[START OF COLLECTED DATA]

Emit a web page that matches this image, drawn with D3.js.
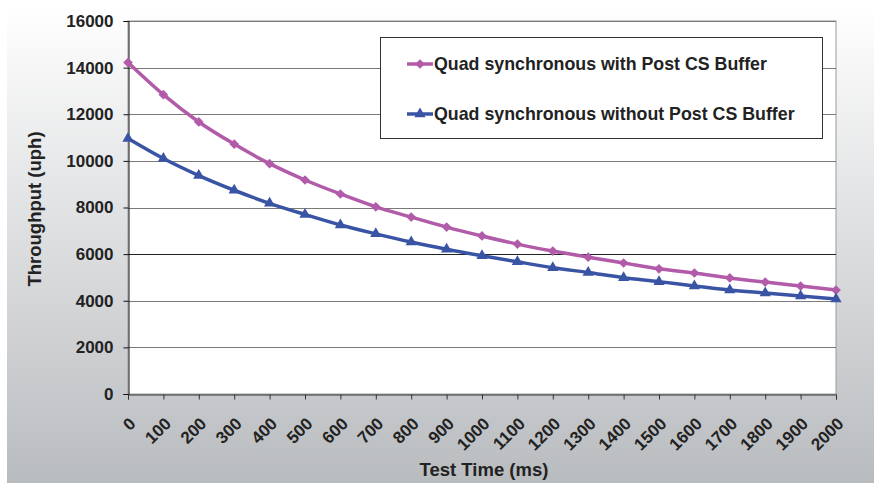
<!DOCTYPE html>
<html><head><meta charset="utf-8">
<script src="https://cdn.jsdelivr.net/npm/d3@7"></script>
<style>body{margin:0;background:#fff;}svg{display:block;font-family:"Liberation Sans",Arial,sans-serif;}</style>
</head><body>
<svg id="c" width="874" height="483"></svg>
<script>
const testTimes = [0,100,200,300,400,500,600,700,800,900,1000,1100,1200,1300,1400,1500,1600,1700,1800,1900,2000];
const withBuffer = [14220,12840,11670,10720,9880,9180,8580,8030,7590,7160,6780,6430,6130,5870,5620,5370,5190,4980,4800,4630,4460];
const withoutBuffer = [10960,10100,9370,8740,8180,7700,7250,6870,6520,6210,5930,5670,5420,5210,4990,4820,4630,4460,4330,4200,4070];
const yTicks = [0,2000,4000,6000,8000,10000,12000,14000,16000];
const seriesNames = ["Quad synchronous with Post CS Buffer","Quad synchronous without Post CS Buffer"];
const colors = ["#b25ba9","#3a54a5"];

const svg = d3.select("#c");
const defs = svg.append("defs");
const g = defs.append("linearGradient").attr("id","bg").attr("x1",0).attr("y1",0).attr("x2",0).attr("y2",1);
g.append("stop").attr("offset","0%").attr("stop-color","#ffffff");
g.append("stop").attr("offset","100%").attr("stop-color","#b9bcbf");
svg.append("rect").attr("x",7).attr("y",4).attr("width",867).attr("height",479).attr("fill","url(#bg)");

const L=128,R=836,T=21,B=394;
const x = d3.scaleLinear().domain([0,2000]).range([L,R]);
const y = d3.scaleLinear().domain([0,16000]).range([B,T]);

svg.append("rect").attr("x",L).attr("y",T).attr("width",R-L).attr("height",B-T).attr("fill","#fff").attr("stroke","#9a9a9a").attr("stroke-width",1);

// gridlines
svg.append("g").selectAll("line").data(yTicks.filter(d=>d>0)).join("line")
  .attr("x1",L).attr("x2",R).attr("y1",d=>Math.round(y(d))+0.5).attr("y2",d=>Math.round(y(d))+0.5)
  .attr("stroke",d=>d===6000?"#222":"#7a7a7a").attr("stroke-width",1);

// y axis
const ya = svg.append("g").attr("transform",`translate(${L+0.5},0)`)
  .call(d3.axisLeft(y).tickValues(yTicks).tickSize(5).tickPadding(10).tickFormat(d3.format("d")));
ya.select(".domain").attr("stroke","#111");
ya.selectAll(".tick line").attr("stroke","#111");
ya.selectAll("text").attr("font-size","17px").attr("font-weight","bold").attr("fill","#222").attr("font-family","Liberation Sans, Arial, sans-serif");

// x axis
const xa = svg.append("g").attr("transform",`translate(0,${B+0.5})`)
  .call(d3.axisBottom(x).tickValues(testTimes).tickSize(5).tickFormat(d3.format("d")));
xa.select(".domain").attr("stroke","#333");
xa.selectAll(".tick line").attr("stroke","#333");
xa.selectAll("text").attr("font-size","17px").attr("font-weight","bold").attr("fill","#222")
  .attr("font-family","Liberation Sans, Arial, sans-serif")
  .attr("text-anchor","end").attr("dy","0.35em")
  .attr("transform","translate(4,26) rotate(-45)").attr("y",0).attr("x",0);

// titles
svg.append("text").attr("x",484).attr("y",476).attr("text-anchor","middle")
  .attr("font-size","18.5px").attr("font-weight","bold").attr("fill","#222").text("Test Time (ms)");
svg.append("text").attr("transform","translate(41,209) rotate(-90)").attr("text-anchor","middle")
  .attr("font-size","18.5px").attr("font-weight","bold").attr("fill","#222").text("Throughput (uph)");

// lines
const series = [withBuffer, withoutBuffer];
const line = d3.line().x((d,i)=>x(testTimes[i])).y(d=>y(d)).curve(d3.curveMonotoneX);
series.forEach((s,k)=>{
  svg.append("path").datum(s).attr("d",line).attr("fill","none").attr("stroke",colors[k]).attr("stroke-width",3.5).attr("stroke-linejoin","round");
});
const diamond = d3.symbol().type(d3.symbolDiamond2).size(60);
const tri = d3.symbol().type(d3.symbolTriangle).size(55);
svg.append("g").selectAll("path").data(withBuffer).join("path")
  .attr("transform",(d,i)=>`translate(${x(testTimes[i])},${y(d)})`).attr("d",diamond).attr("fill",colors[0]);
svg.append("g").selectAll("path").data(withoutBuffer).join("path")
  .attr("transform",(d,i)=>`translate(${x(testTimes[i])},${y(d)})`).attr("d",tri).attr("fill",colors[1]);

// legend
svg.append("rect").attr("x",380.5).attr("y",37.5).attr("width",442).attr("height",101).attr("fill","#fff").attr("stroke","#333").attr("stroke-width",1);
const ly=[64,114];
seriesNames.forEach((n,k)=>{
  svg.append("line").attr("x1",407).attr("x2",433).attr("y1",ly[k]).attr("y2",ly[k]).attr("stroke",colors[k]).attr("stroke-width",3.5);
  svg.append("path").attr("transform",`translate(420,${ly[k]})`).attr("d",k===0?diamond:tri).attr("fill",colors[k]);
  svg.append("text").attr("x",434).attr("y",ly[k]).attr("dy","0.35em").attr("font-size","17.8px").attr("font-weight","bold").attr("fill","#222").text(n);
});
</script>
</body></html>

[END OF COLLECTED DATA]

→ WHAT TO PRODUCE
Reproduce all of the data exactly; the pictures do not belong in the copy.

→ RESULT OF THIS EXERCISE
Emit a web page that matches this image, drawn with D3.js.
<!DOCTYPE html>
<html><head><meta charset="utf-8">
<script src="https://cdn.jsdelivr.net/npm/d3@7"></script>
<style>body{margin:0;background:#fff;}svg{display:block;font-family:"Liberation Sans",Arial,sans-serif;}</style>
</head><body>
<svg id="c" width="874" height="483"></svg>
<script>
const testTimes = [0,100,200,300,400,500,600,700,800,900,1000,1100,1200,1300,1400,1500,1600,1700,1800,1900,2000];
const withBuffer = [14220,12840,11670,10720,9880,9180,8580,8030,7590,7160,6780,6430,6130,5870,5620,5370,5190,4980,4800,4630,4460];
const withoutBuffer = [10960,10100,9370,8740,8180,7700,7250,6870,6520,6210,5930,5670,5420,5210,4990,4820,4630,4460,4330,4200,4070];
const yTicks = [0,2000,4000,6000,8000,10000,12000,14000,16000];
const seriesNames = ["Quad synchronous with Post CS Buffer","Quad synchronous without Post CS Buffer"];
const colors = ["#b25ba9","#3a54a5"];

const svg = d3.select("#c");
const defs = svg.append("defs");
const g = defs.append("linearGradient").attr("id","bg").attr("x1",0).attr("y1",0).attr("x2",0).attr("y2",1);
g.append("stop").attr("offset","0%").attr("stop-color","#ffffff");
g.append("stop").attr("offset","100%").attr("stop-color","#b9bcbf");
svg.append("rect").attr("x",7).attr("y",4).attr("width",867).attr("height",479).attr("fill","url(#bg)");

const L=128,R=836,T=21,B=394;
const x = d3.scaleLinear().domain([0,2000]).range([L,R]);
const y = d3.scaleLinear().domain([0,16000]).range([B,T]);

svg.append("rect").attr("x",L).attr("y",T).attr("width",R-L).attr("height",B-T).attr("fill","#fff").attr("stroke","#9a9a9a").attr("stroke-width",1);

// gridlines
svg.append("g").selectAll("line").data(yTicks.filter(d=>d>0)).join("line")
  .attr("x1",L).attr("x2",R).attr("y1",d=>Math.round(y(d))+0.5).attr("y2",d=>Math.round(y(d))+0.5)
  .attr("stroke",d=>d===6000?"#222":"#7a7a7a").attr("stroke-width",1);

// y axis
const ya = svg.append("g").attr("transform",`translate(${L+0.5},0)`)
  .call(d3.axisLeft(y).tickValues(yTicks).tickSize(5).tickPadding(10).tickFormat(d3.format("d")));
ya.select(".domain").attr("stroke","#111");
ya.selectAll(".tick line").attr("stroke","#111");
ya.selectAll("text").attr("font-size","17px").attr("font-weight","bold").attr("fill","#222").attr("font-family","Liberation Sans, Arial, sans-serif");

// x axis
const xa = svg.append("g").attr("transform",`translate(0,${B+0.5})`)
  .call(d3.axisBottom(x).tickValues(testTimes).tickSize(5).tickFormat(d3.format("d")));
xa.select(".domain").attr("stroke","#333");
xa.selectAll(".tick line").attr("stroke","#333");
xa.selectAll("text").attr("font-size","17px").attr("font-weight","bold").attr("fill","#222")
  .attr("font-family","Liberation Sans, Arial, sans-serif")
  .attr("text-anchor","end").attr("dy","0.35em")
  .attr("transform","translate(4,26) rotate(-45)").attr("y",0).attr("x",0);

// titles
svg.append("text").attr("x",484).attr("y",476).attr("text-anchor","middle")
  .attr("font-size","18.5px").attr("font-weight","bold").attr("fill","#222").text("Test Time (ms)");
svg.append("text").attr("transform","translate(41,209) rotate(-90)").attr("text-anchor","middle")
  .attr("font-size","18.5px").attr("font-weight","bold").attr("fill","#222").text("Throughput (uph)");

// lines
const series = [withBuffer, withoutBuffer];
const line = d3.line().x((d,i)=>x(testTimes[i])).y(d=>y(d)).curve(d3.curveMonotoneX);
series.forEach((s,k)=>{
  svg.append("path").datum(s).attr("d",line).attr("fill","none").attr("stroke",colors[k]).attr("stroke-width",3.5).attr("stroke-linejoin","round");
});
const diamond = d3.symbol().type(d3.symbolDiamond2).size(60);
const tri = d3.symbol().type(d3.symbolTriangle).size(55);
svg.append("g").selectAll("path").data(withBuffer).join("path")
  .attr("transform",(d,i)=>`translate(${x(testTimes[i])},${y(d)})`).attr("d",diamond).attr("fill",colors[0]);
svg.append("g").selectAll("path").data(withoutBuffer).join("path")
  .attr("transform",(d,i)=>`translate(${x(testTimes[i])},${y(d)})`).attr("d",tri).attr("fill",colors[1]);

// legend
svg.append("rect").attr("x",380.5).attr("y",37.5).attr("width",442).attr("height",101).attr("fill","#fff").attr("stroke","#333").attr("stroke-width",1);
const ly=[64,114];
seriesNames.forEach((n,k)=>{
  svg.append("line").attr("x1",407).attr("x2",433).attr("y1",ly[k]).attr("y2",ly[k]).attr("stroke",colors[k]).attr("stroke-width",3.5);
  svg.append("path").attr("transform",`translate(420,${ly[k]})`).attr("d",k===0?diamond:tri).attr("fill",colors[k]);
  svg.append("text").attr("x",434).attr("y",ly[k]).attr("dy","0.35em").attr("font-size","17.8px").attr("font-weight","bold").attr("fill","#222").text(n);
});
</script>
</body></html>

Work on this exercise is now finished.